The Global Custodian is a trade publication covering the international securities services industry. GlobalCustodian.com refers to the website of Global Custodian magazine, which provides daily news and events coverage of the securities services industry, particularly custodian banks, but also including fund administration, securities financing/lending, prime brokerage, private equity, derivatives and other related topics.

Published six times per year, Global Custodian magazine provides analysis and commentary on the latest news and events taking place in the international securities services industry. The magazine is defined by a series of annual surveys that have become benchmarks for the industry. The magazine is the sister publication of The TRADE Magazine.

History 
Founded in 1989 by Dominic Hobson and Charles Ruffel, the original focus of the magazine was on securities processing operations: articles that explore how shares trade and settle and are held. Its editorial scope has since expanded to include fund administration, securities lending and financing, prime brokerage and the infrastructure of the global securities industry (Central Securities Depositories or CSDs, International Central Securities Depositories or ICSDs, payments systems and other industry bodies and initiatives). The editorial content of the magazine is now also supported by industry-standard surveys that address how the performance of custodian banks, fund administrators, prime brokers and tri-party securities financing providers compare with each other and within individual markets.

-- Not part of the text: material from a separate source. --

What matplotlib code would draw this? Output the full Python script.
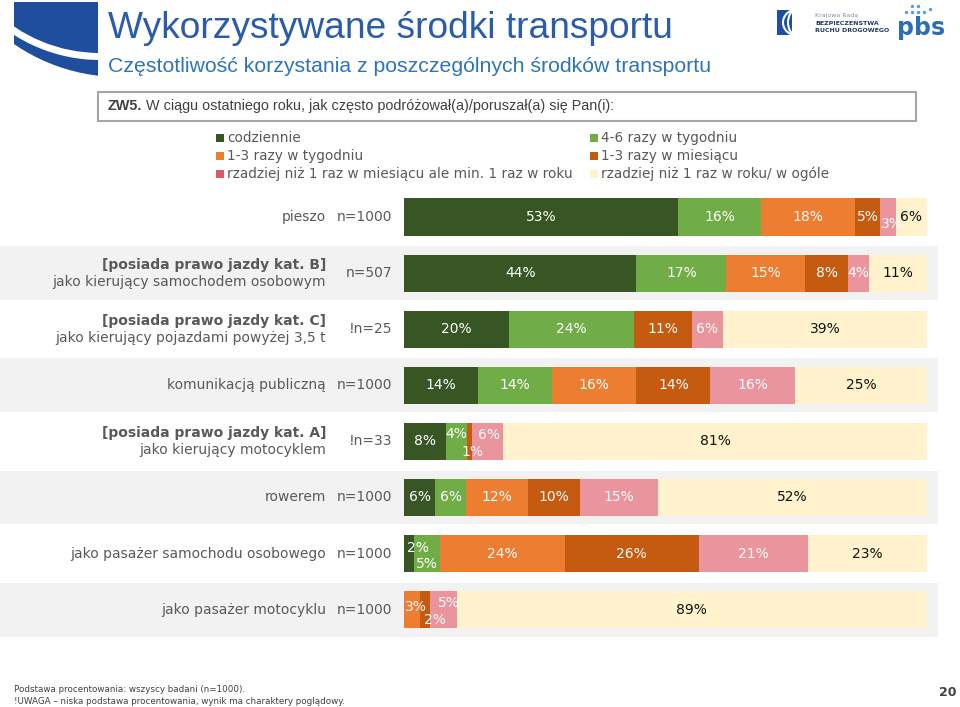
import matplotlib.pyplot as plt
import matplotlib.patches as mpatches
import numpy as np

# wiersze wykresu
naglowki = ["", "[posiada prawo jazdy kat. B]", "[posiada prawo jazdy kat. C]", "",
            "[posiada prawo jazdy kat. A]", "", "", ""]
kategorie = ["pieszo", "jako kierujący samochodem osobowym",
             "jako kierujący pojazdami powyżej 3,5 t", "komunikacją publiczną",
             "jako kierujący motocyklem", "rowerem",
             "jako pasażer samochodu osobowego", "jako pasażer motocyklu"]
podstawa = ["n=1000", "n=507", "!n=25", "n=1000", "!n=33", "n=1000", "n=1000", "n=1000"]

# serie (odpowiedzi)
serie = ["codziennie", "4-6 razy w tygodniu", "1-3 razy w tygodniu", "1-3 razy w miesiącu",
         "rzadziej niż 1 raz w miesiącu ale min. 1 raz w roku",
         "rzadziej niż 1 raz w roku/ w ogóle"]
codziennie = [53, 44, 20, 14, 8, 6, 2, 0]
tyg_4_6 = [16, 17, 24, 14, 4, 6, 5, 0]
tyg_1_3 = [18, 15, 0, 16, 0, 12, 24, 3]
mies_1_3 = [5, 8, 11, 14, 1, 10, 26, 2]
rzadziej_mies = [3, 4, 6, 16, 6, 15, 21, 5]
rzadziej_rok = [6, 11, 39, 25, 81, 52, 23, 89]

kolory = ['#375623', '#70AD47', '#ED7D31', '#C55A11', '#EA959D', '#FFF2CC']
kolory_leg = ['#375623', '#70AD47', '#ED7D31', '#C55A11', '#DA5A6C', '#FFF2CC']
szary = '#595959'

# przesuniecia etykiet malych segmentow (px): (wiersz, seria) -> (dx, dy)
przesuniecia = {(0, 4): (4, 7), (4, 1): (0, -7), (4, 3): (3, 11), (4, 4): (1, -6),
                (6, 0): (9, -6), (6, 1): (0, 10), (7, 2): (4, -3), (7, 3): (10, 10),
                (7, 4): (5, -7)}

fig = plt.figure(figsize=(9.6, 7.07), dpi=100)
# osie w pikselach na dekoracje
pax = fig.add_axes([0, 0, 1, 1])
pax.set_xlim(0, 960)
pax.set_ylim(707, 0)
pax.axis('off')

# osie wykresu
ax = fig.add_axes([0, 0, 1, 1])
x0, skala = 404, 5.23
y0, krok = 217, 56.1
ax.set_xlim(-x0 / skala, (960 - x0) / skala)
ax.set_ylim((707 - y0) / krok, -y0 / krok)
ax.axis('off')

wiersze = np.arange(len(kategorie))
for i in wiersze[1::2]:
    ax.axhspan(i - 0.48, i + 0.48, xmin=0, xmax=938 / 960, color='#F2F2F2', lw=0, zorder=0)

dane = np.array([codziennie, tyg_4_6, tyg_1_3, mies_1_3, rzadziej_mies, rzadziej_rok], float)
udzialy = dane / dane.sum(axis=0) * 100
lewo = np.zeros(len(kategorie))
for k in range(len(serie)):
    ax.barh(wiersze, udzialy[k], left=lewo, height=0.66, color=kolory[k], lw=0, zorder=2)
    for i in wiersze:
        if dane[k, i] > 0:
            dx, dy = przesuniecia.get((i, k), (0, 0))
            ax.text(lewo[i] + udzialy[k, i] / 2 + dx / skala, i + dy / krok,
                    f"{int(dane[k, i])}%", ha='center', va='center', fontsize=10,
                    color='#111111' if k == 5 else 'white', zorder=3)
    lewo += udzialy[k]

# opisy wierszy
for i in wiersze:
    if naglowki[i]:
        ax.text(-(x0 - 326) / skala, i - 8 / krok, naglowki[i], ha='right', va='center',
                fontsize=10, fontweight='bold', color=szary)
        ax.text(-(x0 - 326) / skala, i + 9 / krok, kategorie[i], ha='right', va='center',
                fontsize=10, color=szary)
    else:
        ax.text(-(x0 - 326) / skala, i, kategorie[i], ha='right', va='center',
                fontsize=10, color=szary)
    ax.text(-(x0 - 392) / skala, i, podstawa[i], ha='right', va='center',
            fontsize=10, color=szary)

# legenda
for k, nazwa in enumerate(serie):
    lx = [216, 590][k % 2]
    ly = 138 + 18 * (k // 2)
    pax.add_patch(mpatches.Rectangle((lx, ly - 4), 8, 8, color=kolory_leg[k], lw=0))
    pax.text(lx + 11, ly, nazwa, va='center', fontsize=9.8, color=szary)

# dekoracja w lewym gornym rogu
ramka = mpatches.Rectangle((14, 2), 84, 75, color='#1F4E9E', lw=0)
pax.add_patch(ramka)
luk = mpatches.Wedge((100, -100), 160, 0, 180, width=7, color='white', lw=0)
pax.add_patch(luk)
luk.set_clip_path(ramka)
dol = mpatches.Wedge((120, -110), 400, 0, 180, width=400 - 187, color='white', lw=0)
pax.add_patch(dol)
dol.set_clip_path(ramka)

# tytuly
pax.text(108, 28, "Wykorzystywane środki transportu", fontsize=26.7, color='#2A5CA8',
         family='Liberation Sans', va='center')
pax.text(108, 67, "Częstotliwość korzystania z poszczególnych środków transportu",
         fontsize=15.3, color='#2E75B6', family='Liberation Sans', va='center')

# logotypy
pax.add_patch(mpatches.Rectangle((777, 10), 15, 25, color='#1F4E9E', lw=0))
for r in (9, 14):
    pax.add_patch(mpatches.Arc((797, 22.5), 2 * r, 26, theta1=100, theta2=260,
                               color='white', lw=1.5))
pax.text(815, 16, "Krajowa Rada", fontsize=4.5, color='#7F8FA8', va='center')
pax.text(815, 23, "BEZPIECZEŃSTWA", fontsize=4.5, color='#1F3864', va='center',
         fontweight='bold')
pax.text(815, 30, "RUCHU DROGOWEGO", fontsize=4.5, color='#1F3864', va='center',
         fontweight='bold')
pax.text(921, 28, "pbs", fontsize=17, fontweight='bold', color='#2A6EB5',
         ha='center', va='center')
pax.scatter([906, 912, 912, 918, 918, 924, 930], [12, 6, 12, 6, 12, 12, 9], s=6,
            color='#5B9BD5', lw=0)

# pytanie w ramce
pax.add_patch(mpatches.Rectangle((98, 92), 818, 29, facecolor='white',
                                 edgecolor='#A6A6A6', lw=1.5))
t1 = pax.text(108, 106, "ZW5.", fontsize=10.4, fontweight='bold', color='#404040',
              family='Liberation Sans', va='center')
pax.annotate(" W ciągu ostatniego roku, jak często podróżował(a)/poruszał(a) się Pan(i):",
             xy=(1, 0.5), xycoords=t1, va='center', fontsize=10.4, color='#404040',
             family='Liberation Sans')

# stopka
pax.text(14, 690, "Podstawa procentowania: wszyscy badani (n=1000).", fontsize=6.3,
         color='#404040', va='center')
pax.text(14, 702, "!UWAGA – niska podstawa procentowania, wynik ma charaktery poglądowy.",
         fontsize=6.3, color='#404040', va='center')
pax.text(957, 693, "20", fontsize=9, fontweight='bold', color='#404040',
         ha='right', va='center')

fig.savefig("out.png", dpi=100)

With its news coverage and digital offering, Global Custodian's major awards evenings are among its flagship offerings - with a London Custody awards evening in March and a New York dinner honouring the leaders in hedge fund administration and prime brokerage during November.

Global Custodian was one of the first publications covering the financial services industry to launch a video news platform, called GCTV. Since 2007, GCTV has released numerous documentaries about the securities services industry in addition to its regular online news coverage.

The GC Legends Page serves as the Hall of Fame for the securities services industry, listing those who have made a difference during their career.

In October 2015, Global Custodian appointed Jonathan Watkins as editor, joining from The TRADE. In 2018, Watkins and colleagues Daljit Sokhi and Richard Schwartz conducted a management buyout from previous owners Strategic Insight.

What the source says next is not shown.